In January 2009, a new 6:30 p.m. newscast from WWBT was launched on WUPV. The newscast moved to 4:30 p.m. in 2017 and was absorbed by WWBT's existing 4:00 p.m. newscast in 2019. By 2022, the only local news program on WUPV was a half-hour 7 p.m. newscast, NBC12 News on CW Richmond, started in January 2020. A two-hour extension of 12 On Your Side Today, airing at 8 a.m., debuted in June 2024.

==Technical information==

===Subchannels===
WUPV provides five subchannels, which are carried in ATSC 1.0 format on the multiplexes of the other stations participating in the ATSC 3.0 arrangement.

Subchannels provided by WUPV (ATSC 1.0)
| Channel | Res. | Short name | Programming | ATSC 1.0 host |
| 65.1 | 1080i | WUPV-DT | The CW | WWBT |
| 65.2 | 480i | Bounce | Bounce TV | WTVR-TV |
| 65.3 | Grit | Grit | WRLH-TV |
| 65.4 | The365 | 365BLK | WRIC-TV |
| 65.5 | StartTV | Start TV |

In the immediate Richmond area, WRID-LD provides second transmissions of the main program streams of WWBT (12.6) and WUPV (65.6) on the UHF band.

===ATSC 3.0 lighthouse===
On April 11, 2022, WUPV and WCVW launched ATSC 3.0 (Next Gen TV) signals in the Richmond area.
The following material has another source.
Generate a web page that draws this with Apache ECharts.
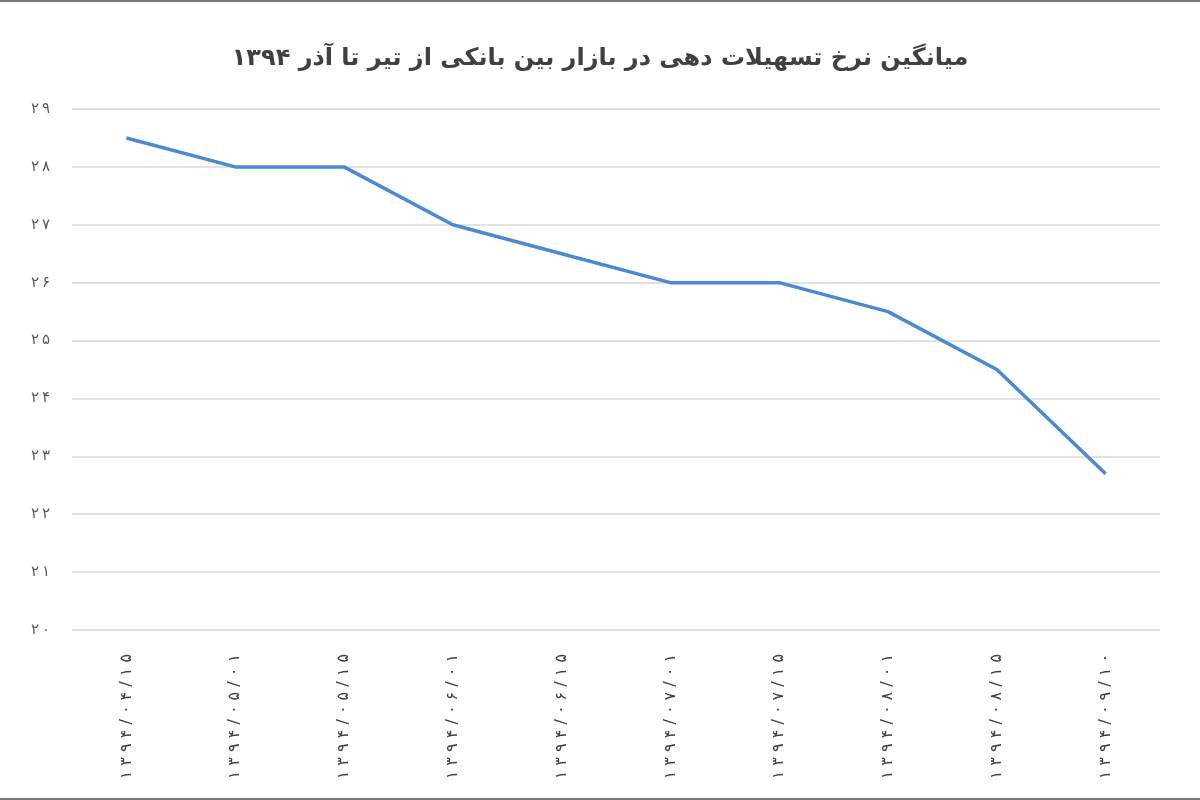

The WUPV multiplex transmits all five of Richmond's commercial stations in the format. The WUPV transmitter located northeast of Richmond in King William County, 1.6 mi west of Enfield.
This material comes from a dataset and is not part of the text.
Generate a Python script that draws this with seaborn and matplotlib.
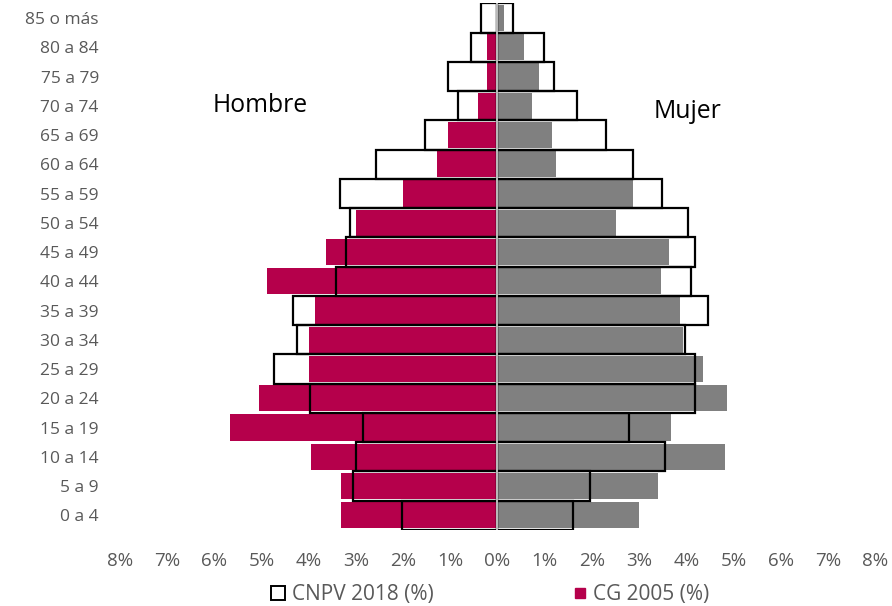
import matplotlib
matplotlib.use('Agg')
import matplotlib.pyplot as plt
from matplotlib.lines import Line2D
import seaborn as sns

# age groups, youngest first
ages = ["0 a 4", "5 a 9", "10 a 14", "15 a 19", "20 a 24", "25 a 29", "30 a 34",
        "35 a 39", "40 a 44", "45 a 49", "50 a 54", "55 a 59", "60 a 64",
        "65 a 69", "70 a 74", "75 a 79", "80 a 84", "85 o más"]

# percentages
hombres_2018 = [2.01, 3.06, 2.99, 2.85, 3.96, 4.74, 4.24, 4.32, 3.41, 3.20,
                3.13, 3.34, 2.57, 1.53, 0.84, 1.04, 0.56, 0.34]
hombres_2005 = [3.31, 3.31, 3.95, 5.66, 5.04, 4.00, 4.00, 3.86, 4.89, 3.62,
                2.99, 2.00, 1.28, 1.04, 0.42, 0.23, 0.23, 0.03]
mujeres_2018 = [1.60, 1.96, 3.55, 2.79, 4.18, 4.18, 3.97, 4.46, 4.10, 4.18,
                4.04, 3.49, 2.87, 2.30, 1.68, 1.19, 0.98, 0.34]
mujeres_2005 = [3.00, 3.41, 4.82, 3.68, 4.86, 4.36, 3.93, 3.86, 3.46, 3.64,
                2.51, 2.87, 1.24, 1.15, 0.74, 0.88, 0.56, 0.15]

xticks = list(range(-8, 9))

MAGENTA = '#b5004b'
GRIS = '#808080'

sns.set_style('white')
plt.rcParams['font.family'] = ['Open Sans', 'DejaVu Sans']

fig = plt.figure(figsize=(8.92, 6.06), dpi=100)
ax = fig.add_axes([0.1342, 0.1256, 0.8468, 0.8688])

order = ages[::-1]
neg = lambda vals: [-v for v in vals]

# 2018: white boxes underneath
for vals in (neg(hombres_2018), mujeres_2018):
    sns.barplot(x=vals, y=ages, order=order, orient='h', color='white',
                saturation=1, width=1.0, linewidth=0, ax=ax)

# 2005: filled bars
sns.barplot(x=neg(hombres_2005), y=ages, order=order, orient='h', color=MAGENTA,
            saturation=1, width=0.9, linewidth=0, ax=ax)
sns.barplot(x=mujeres_2005, y=ages, order=order, orient='h', color=GRIS,
            saturation=1, width=0.9, linewidth=0, ax=ax)

# 2018 outline on top
for vals in (neg(hombres_2018), mujeres_2018):
    sns.barplot(x=vals, y=ages, order=order, orient='h', fill=False, color='black',
                width=1.0, linewidth=1.6, ax=ax)

ax.axvline(0, color='#bfbfbf', lw=1.4, zorder=10)

ax.set_xlim(-8, 8)
ax.set_xticks(xticks)
ax.set_xticklabels([f"{abs(t)}%" for t in xticks])
ax.set_xlabel('')
ax.set_ylabel('')
ax.tick_params(axis='x', length=0, pad=16, labelsize=13.5, labelcolor='#595959')
ax.tick_params(axis='y', length=0, pad=15, labelsize=12.5, labelcolor='#595959')
for s in ax.spines.values():
    s.set_visible(False)

ax.text(-5.02, 3.2, 'Hombre', ha='center', va='baseline', fontsize=17.8, color='black')
ax.text(4.02, 3.43, 'Mujer', ha='center', va='baseline', fontsize=17.8, color='black')

handles = [
    Line2D([], [], marker='s', linestyle='none', markersize=10.5,
           markerfacecolor='white', markeredgecolor='black', markeredgewidth=1.4),
    Line2D([], [], marker='s', linestyle='none', markersize=6.5,
           markerfacecolor=MAGENTA, markeredgecolor=MAGENTA),
]
fig.legend(handles, ['CNPV 2018 (%)', 'CG 2005 (%)'], loc='center',
           bbox_to_anchor=(0.549, 0.019), ncol=2, frameon=False,
           fontsize=15, labelcolor='#595959', handlelength=0.8,
           handletextpad=0.25, columnspacing=6.6)

fig.savefig('out.png', dpi=100)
Subchannels of WUPV (ATSC 3.0)
| Channel | Res. | Short name | Programming |
| 6.1 | 1080p | WTVR | CBS (WTVR-TV) |
| 8.1 | 720p | WRIC-TV | ABC (WRIC-TV) |
| 12.1 | 1080p | WWBT-HD | NBC (WWBT) |
| 35.1 | 720p | WRLH | Fox (WRLH-TV) |
| 35.10 | 1080p | T2 | T2 |
| 35.11 | PBTV | Pickleballtv |
| 65.1 | WUPV-HD | The CW |

===Analog-to-digital conversion===
WUPV shut down its analog signal, over UHF channel 65, on June 12, 2009, the official date on which full-power television stations in the United States transitioned from analog to digital broadcasts under federal mandate. The station's digital signal remained on its pre-transition UHF channel 47. American Spirit Media was paid to move WUPV to the VHF band in the 2016 United States wireless spectrum auction.